Retired General Michael Flynn, Oklahoma Gov. Mary Fallin and Alabama Sen. Jeff Sessions, who are all supporters of presumptive GOP presidential nominee Donald Trump, discussed his qualifications while Labor Secretary Thomas Perez made the case for Democrat Hillary Clinton.
Flynn, a former director of the Defense Intelligence Agency who is being vetted as a possible running mate to Donald Trump, struggled through an interview on ABC’s This Week in which he was grilled on his stance on abortion, same-sex marriage and immigration.
“Abortion, I think it's a thing for women,” he said, taking a pro-choice stance that would hurt him among many Republicans. “I think women have to be able to choose what they — you know, that — the — sort of the right of choice. But I think that that's a — that's a difficult legal decision that — and I think that women are so important in that — in that decision-making process.”

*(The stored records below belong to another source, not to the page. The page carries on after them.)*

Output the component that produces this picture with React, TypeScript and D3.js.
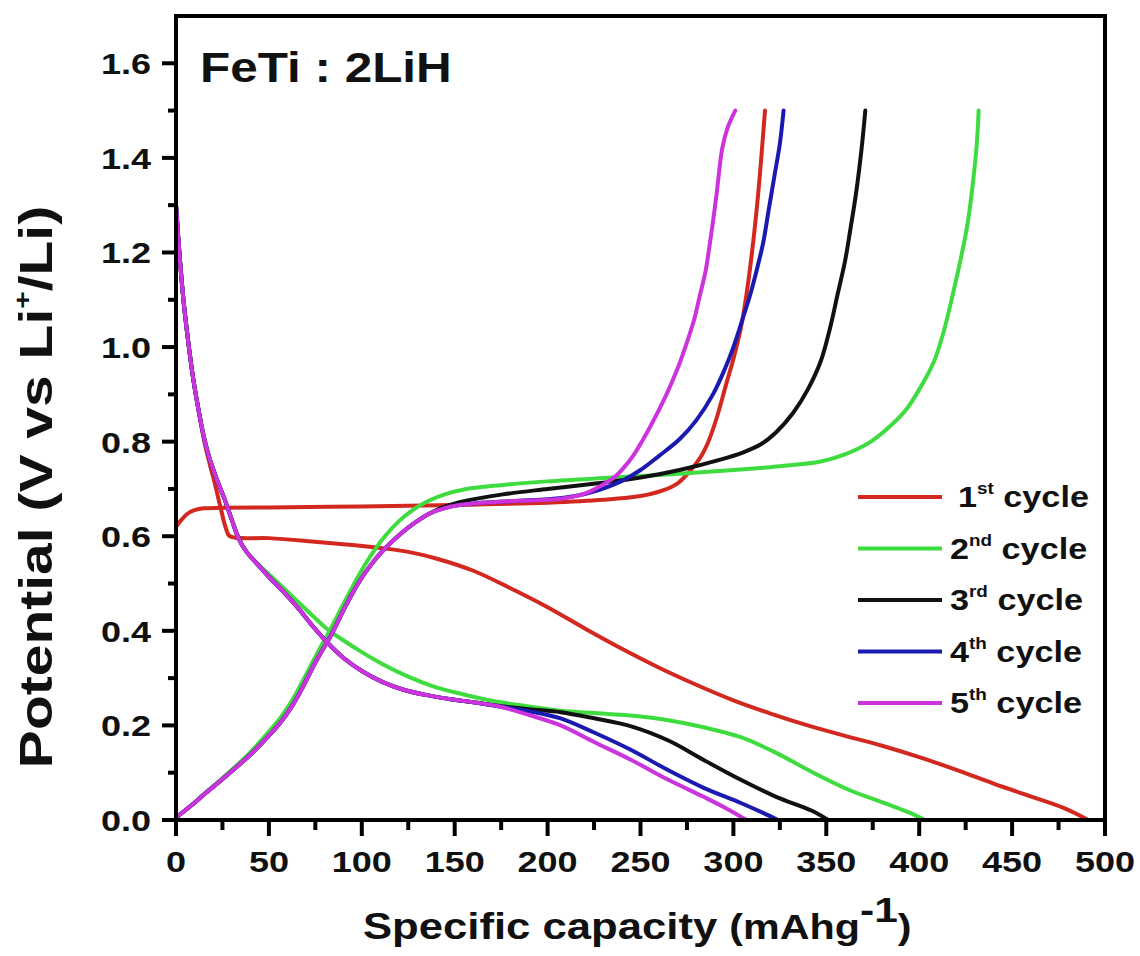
import React from "react";
import * as d3 from "d3";

type Pt = [number, number];

// Specific capacity (mAh/g) vs potential (V) for each galvanostatic cycle
const cycle1Discharge: Pt[] = [
  [0, 1.3], [2, 1.19], [4, 1.1], [6, 1.03], [9, 0.94], [12, 0.87], [15, 0.805], [18, 0.755],
  [21, 0.71], [24, 0.66], [27, 0.615], [29, 0.6], [50, 0.596], [70, 0.59], [90, 0.583],
  [110, 0.575], [125, 0.567], [140, 0.553], [160, 0.527], [180, 0.49], [200, 0.45],
  [220, 0.405], [240, 0.362], [260, 0.322], [280, 0.286], [300, 0.253], [320, 0.225],
  [340, 0.2], [360, 0.178], [380, 0.157], [400, 0.133], [420, 0.106], [440, 0.077],
  [460, 0.05], [478, 0.025], [491, 0.0],
];
const cycle1Charge: Pt[] = [
  [0, 0.62], [3, 0.635], [6, 0.647], [10, 0.655], [15, 0.659], [25, 0.66], [50, 0.661],
  [100, 0.663], [150, 0.666], [200, 0.671], [230, 0.677], [250, 0.685], [262, 0.697],
  [270, 0.712], [276, 0.735], [282, 0.765], [286, 0.795], [291, 0.85], [296, 0.92],
  [300, 0.975], [304, 1.04], [307, 1.11], [310, 1.2], [313, 1.31], [315, 1.4], [317, 1.5],
];

const cycle2Discharge: Pt[] = [
  [0, 1.3], [2, 1.19], [4, 1.1], [6, 1.03], [9, 0.94], [12, 0.87], [15, 0.81], [18, 0.765],
  [22, 0.72], [26, 0.68], [30, 0.635], [34, 0.593], [38, 0.567], [44, 0.542], [51, 0.516],
  [58, 0.49], [66, 0.46], [74, 0.43], [81, 0.405], [90, 0.38], [100, 0.355], [111, 0.33],
  [125, 0.303], [138, 0.283], [150, 0.27], [170, 0.252], [190, 0.24], [207, 0.231],
  [225, 0.226], [245, 0.221], [265, 0.211], [284, 0.196], [304, 0.175], [323, 0.142],
  [342, 0.102], [362, 0.064], [381, 0.036], [395, 0.015], [403, 0.0],
];
const cycle2Charge: Pt[] = [
  [0, 0.005], [8, 0.03], [16, 0.058], [24, 0.085], [32, 0.113], [40, 0.143], [48, 0.178],
  [56, 0.215], [62, 0.25], [67, 0.285], [75, 0.345], [84, 0.41], [91, 0.463], [98, 0.515],
  [105, 0.56], [112, 0.598], [120, 0.632], [128, 0.657], [136, 0.675], [145, 0.689],
  [155, 0.699], [175, 0.708], [200, 0.716], [235, 0.724], [271, 0.732], [300, 0.74],
  [325, 0.748], [347, 0.758], [360, 0.773], [374, 0.8], [385, 0.835], [393, 0.868],
  [400, 0.91], [408, 0.97], [413, 1.03], [418, 1.11], [422, 1.18], [426, 1.26],
  [429, 1.35], [431, 1.43], [432, 1.5],
];

const cycle3Discharge: Pt[] = [
  [0, 1.3], [2, 1.19], [4, 1.1], [6, 1.03], [9, 0.94], [12, 0.87], [15, 0.81], [18, 0.765],
  [22, 0.72], [26, 0.68], [30, 0.635], [34, 0.593], [38, 0.567], [44, 0.54], [51, 0.51],
  [58, 0.482], [66, 0.447], [74, 0.408], [81, 0.377], [90, 0.343], [100, 0.315],
  [111, 0.292], [122, 0.276], [135, 0.264], [147, 0.256], [160, 0.249], [174, 0.241],
  [190, 0.234], [207, 0.228], [225, 0.215], [245, 0.198], [265, 0.168], [284, 0.127],
  [304, 0.085], [323, 0.049], [342, 0.02], [351, 0.0],
];
const cycle3Charge: Pt[] = [
  [0, 0.005], [8, 0.03], [16, 0.057], [24, 0.083], [32, 0.11], [40, 0.138], [48, 0.17],
  [56, 0.205], [62, 0.238], [67, 0.272], [75, 0.333], [84, 0.395], [91, 0.45], [98, 0.5],
  [105, 0.54], [112, 0.572], [120, 0.602], [128, 0.627], [136, 0.647], [145, 0.663],
  [155, 0.674], [175, 0.688], [200, 0.7], [227, 0.712], [250, 0.724], [271, 0.74],
  [293, 0.762], [305, 0.777], [315, 0.795], [323, 0.82], [332, 0.86], [340, 0.91],
  [347, 0.97], [352, 1.04], [356, 1.11], [360, 1.18], [363, 1.25], [366, 1.325],
  [369, 1.42], [371, 1.5],
];

const cycle4Discharge: Pt[] = [
  [0, 1.3], [2, 1.19], [4, 1.1], [6, 1.03], [9, 0.94], [12, 0.87], [15, 0.81], [18, 0.765],
  [22, 0.72], [26, 0.68], [30, 0.635], [34, 0.593], [38, 0.567], [44, 0.54], [51, 0.51],
  [58, 0.482], [66, 0.447], [74, 0.408], [81, 0.377], [90, 0.343], [100, 0.315],
  [111, 0.292], [122, 0.276], [135, 0.264], [147, 0.256], [160, 0.249], [174, 0.24],
  [190, 0.23], [207, 0.215], [225, 0.185], [245, 0.148], [265, 0.105], [284, 0.068],
  [304, 0.036], [316, 0.015], [324, 0.0],
];
const cycle4Charge: Pt[] = [
  [0, 0.005], [8, 0.03], [16, 0.057], [24, 0.083], [32, 0.11], [40, 0.138], [48, 0.17],
  [56, 0.205], [62, 0.238], [67, 0.272], [75, 0.333], [84, 0.395], [91, 0.45], [98, 0.5],
  [105, 0.54], [112, 0.572], [120, 0.602], [128, 0.627], [136, 0.647], [145, 0.66],
  [155, 0.667], [170, 0.672], [185, 0.675], [200, 0.678], [215, 0.685], [227, 0.697],
  [240, 0.717], [250, 0.74], [260, 0.77], [271, 0.805], [280, 0.845], [289, 0.9],
  [295, 0.95], [300, 1.0], [305, 1.06], [309, 1.11], [313, 1.17], [316, 1.22],
  [319, 1.29], [322, 1.36], [325, 1.43], [327, 1.5],
];

const cycle5Discharge: Pt[] = [
  [0, 1.3], [2, 1.19], [4, 1.1], [6, 1.03], [9, 0.94], [12, 0.87], [15, 0.81], [18, 0.765],
  [22, 0.72], [26, 0.68], [30, 0.635], [34, 0.593], [38, 0.567], [44, 0.54], [51, 0.51],
  [58, 0.482], [66, 0.447], [74, 0.408], [81, 0.377], [90, 0.343], [100, 0.315],
  [111, 0.292], [122, 0.276], [135, 0.264], [147, 0.256], [160, 0.249], [174, 0.24],
  [190, 0.222], [207, 0.2], [225, 0.165], [245, 0.127], [265, 0.085], [284, 0.049],
  [296, 0.025], [307, 0.0],
];
const cycle5Charge: Pt[] = [
  [0, 0.005], [8, 0.03], [16, 0.057], [24, 0.083], [32, 0.11], [40, 0.138], [48, 0.17],
  [56, 0.205], [62, 0.238], [67, 0.272], [75, 0.333], [84, 0.395], [91, 0.45], [98, 0.5],
  [105, 0.54], [112, 0.572], [120, 0.602], [128, 0.627], [136, 0.647], [145, 0.66],
  [155, 0.667], [170, 0.672], [185, 0.675], [200, 0.677], [210, 0.681], [220, 0.69],
  [228, 0.705], [236, 0.725], [241, 0.745], [246, 0.77], [255, 0.83], [264, 0.9],
  [270, 0.955], [275, 1.01], [279, 1.06], [282, 1.11], [285, 1.16], [287, 1.21],
  [289, 1.265], [291, 1.325], [294, 1.42], [297, 1.465], [301, 1.5],
];

const cycleColors = ["#d2281f", "#3fdc3f", "#111111", "#1a1ab0", "#cc33dd"];
const cycleNumbers = ["1", "2", "3", "4", "5"];
const cycleSuffixes = ["st", "nd", "rd", "th", "th"];
const cycleCurves: Pt[][][] = [
  [cycle1Discharge, cycle1Charge],
  [cycle2Discharge, cycle2Charge],
  [cycle3Discharge, cycle3Charge],
  [cycle4Discharge, cycle4Charge],
  [cycle5Discharge, cycle5Charge],
];

const xMajorTicks = [0, 50, 100, 150, 200, 250, 300, 350, 400, 450, 500];
const xMinorTicks = [25, 75, 125, 175, 225, 275, 325, 375, 425, 475];
const yMajorTicks = [0, 0.2, 0.4, 0.6, 0.8, 1.0, 1.2, 1.4, 1.6];
const yMinorTicks = [0.1, 0.3, 0.5, 0.7, 0.9, 1.1, 1.3, 1.5];

const W = 1140;
const H = 956;
const FONT = "'Liberation Sans', Arial, Helvetica, sans-serif";

export default function App() {
  const x = d3.scaleLinear().domain([0, 500]).range([176, 1105]);
  const y = d3.scaleLinear().domain([0, 1.7]).range([820, 16]);
  const line = d3
    .line<Pt>()
    .x((d) => x(d[0]))
    .y((d) => y(d[1]))
    .curve(d3.curveCatmullRom.alpha(0.5));

  const [x0, x1] = x.range();
  const [yb, yt] = y.range();

  return (
    <svg
      width={W}
      height={H}
      viewBox={`0 0 ${W} ${H}`}
      style={{ position: "absolute", left: 0, top: 0, background: "#fff" }}
      fontFamily={FONT}
      fontWeight="bold"
    >
      <rect x={0} y={0} width={W} height={H} fill="#fff" />

      {/* cycle curves: discharge and charge branch per cycle */}
      <g fill="none" strokeWidth={4} strokeLinejoin="round" strokeLinecap="round">
        {cycleCurves.map((curves, i) =>
          curves.map((pts, j) => (
            <path key={`${i}-${j}`} d={line(pts) ?? ""} stroke={cycleColors[i]} />
          ))
        )}
      </g>

      {/* frame */}
      <rect
        x={x0}
        y={yt}
        width={x1 - x0}
        height={yb - yt}
        fill="none"
        stroke="#000"
        strokeWidth={4}
      />

      {/* outward ticks */}
      <g stroke="#000" strokeWidth={4}>
        {yMajorTicks.map((t) => (
          <line key={`ym${t}`} x1={x0 - 14} x2={x0} y1={y(t)} y2={y(t)} />
        ))}
        {yMinorTicks.map((t) => (
          <line key={`yn${t}`} x1={x0 - 8} x2={x0} y1={y(t)} y2={y(t)} />
        ))}
        {xMajorTicks.map((t) => (
          <line key={`xm${t}`} x1={x(t)} x2={x(t)} y1={yb} y2={yb + 16} />
        ))}
        {xMinorTicks.map((t) => (
          <line key={`xn${t}`} x1={x(t)} x2={x(t)} y1={yb} y2={yb + 10} />
        ))}
      </g>

      {/* tick labels */}
      <g fontSize={30} fill="#111">
        {yMajorTicks.map((t) => (
          <text
            key={`yl${t}`}
            transform={`translate(${x0 - 25},${y(t) + 11}) scale(1.2,1)`}
            textAnchor="end"
          >
            {t.toFixed(1)}
          </text>
        ))}
        {xMajorTicks.map((t) => (
          <text
            key={`xl${t}`}
            transform={`translate(${x(t)},${yb + 52}) scale(1.2,1)`}
            textAnchor="middle"
          >
            {t}
          </text>
        ))}
      </g>

      {/* axis titles */}
      <text transform={`translate(363,939) scale(1.18,1)`} fill="#111">
        <tspan fontSize={37}>Specific capacity </tspan>
        <tspan fontSize={35}>(mAhg</tspan>
        <tspan fontSize={36} dy={-17}>-1</tspan>
        <tspan fontSize={35} dy={17}>)</tspan>
      </text>
      <text
        transform={`translate(52,487) rotate(-90) scale(1.24,1)`}
        textAnchor="middle"
        fill="#111"
        fontSize={46}
      >
        <tspan>Potential (V vs Li</tspan>
        <tspan fontSize={24} dy={-21}>+</tspan>
        <tspan dy={21}>/Li)</tspan>
      </text>

      {/* sample label */}
      <text transform={`translate(200,82) scale(1.15,1)`} fontSize={43} fill="#111">
        FeTi : 2LiH
      </text>

      {/* legend */}
      {cycleNumbers.map((n, i) => {
        const ly = 497 + i * 51.5;
        return (
          <g key={`lg${n}`}>
            <line x1={858} x2={942} y1={ly} y2={ly} stroke={cycleColors[i]} strokeWidth={4} />
            <text
              transform={`translate(${i === 0 ? 958 : 950},${ly + 10}) scale(1.18,1)`}
              fontSize={29}
              fill="#111"
            >
              <tspan>{n}</tspan>
              <tspan fontSize={16} dy={-13}>{cycleSuffixes[i]}</tspan>
              <tspan dy={13}> cycle</tspan>
            </text>
          </g>
        );
      })}
    </svg>
  );
}
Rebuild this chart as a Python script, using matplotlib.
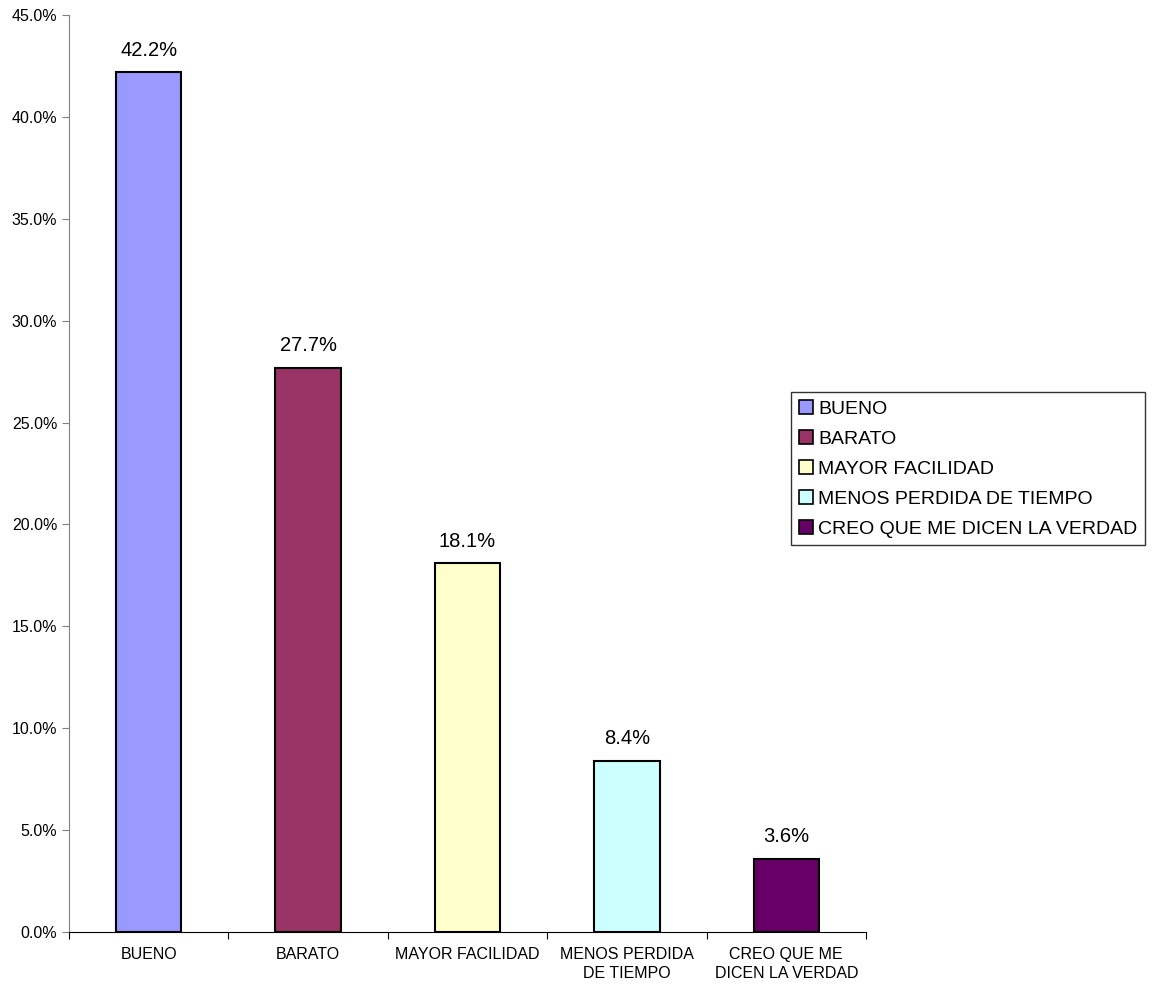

“They are the ones that have to make the decision because they're the one that's — ones that are going to decide to bring up that child or not,” he added.
Flynn, who noted that he grew up in a “very strong Democratic family,” attempted to dodge answering whether he agrees with same-sex marriage. “What people do in their private lives, I'm not — these are not big issues that our country's dealing with that are — that will cause our country to collapse,” he said.
Perez weighed in on the conclusion of the FBI e-mail investigation into Clinton, in which FBI Director James Comey did not recommend criminal prosecution, during an interview with Fox News Sunday.
He said Clinton “made a mistake,” adding that the former Secretary of State now “acknowledges that she has to earn the trust back” of Americans.
Sessions, also speaking to Fox News Sunday, praised Trump for his “frankness and directness,” calling the real estate mogul a “strong man” who is “not a timid wallflower.” He criticized Clinton over the e-mail scandal and said Clinton “does not understand really how jobs are created.”
Fallin, the co-chair of the Republican National Convention Platform Committee, said Trump was a “racial healer” and added that she has not been asked by Trump’s campaign for specific documentation for possible vetting.
“It's certainly a great honor to be mentioned with numerous other people across our nation. But I have not been asked to provide information,” she said.
When asked to address Americans’ skepticism that Trump has what it takes to fix the racial divide plaguing the country amid tensions between black communities and police, Fallin said Trump is “trying to campaign” as a “racial healer.” “ I think that has been part of his message,” she said. “I trust him with his words. And I think we all need to move toward being compassionate, loving, healing, but yet also respecting our law enforcement.”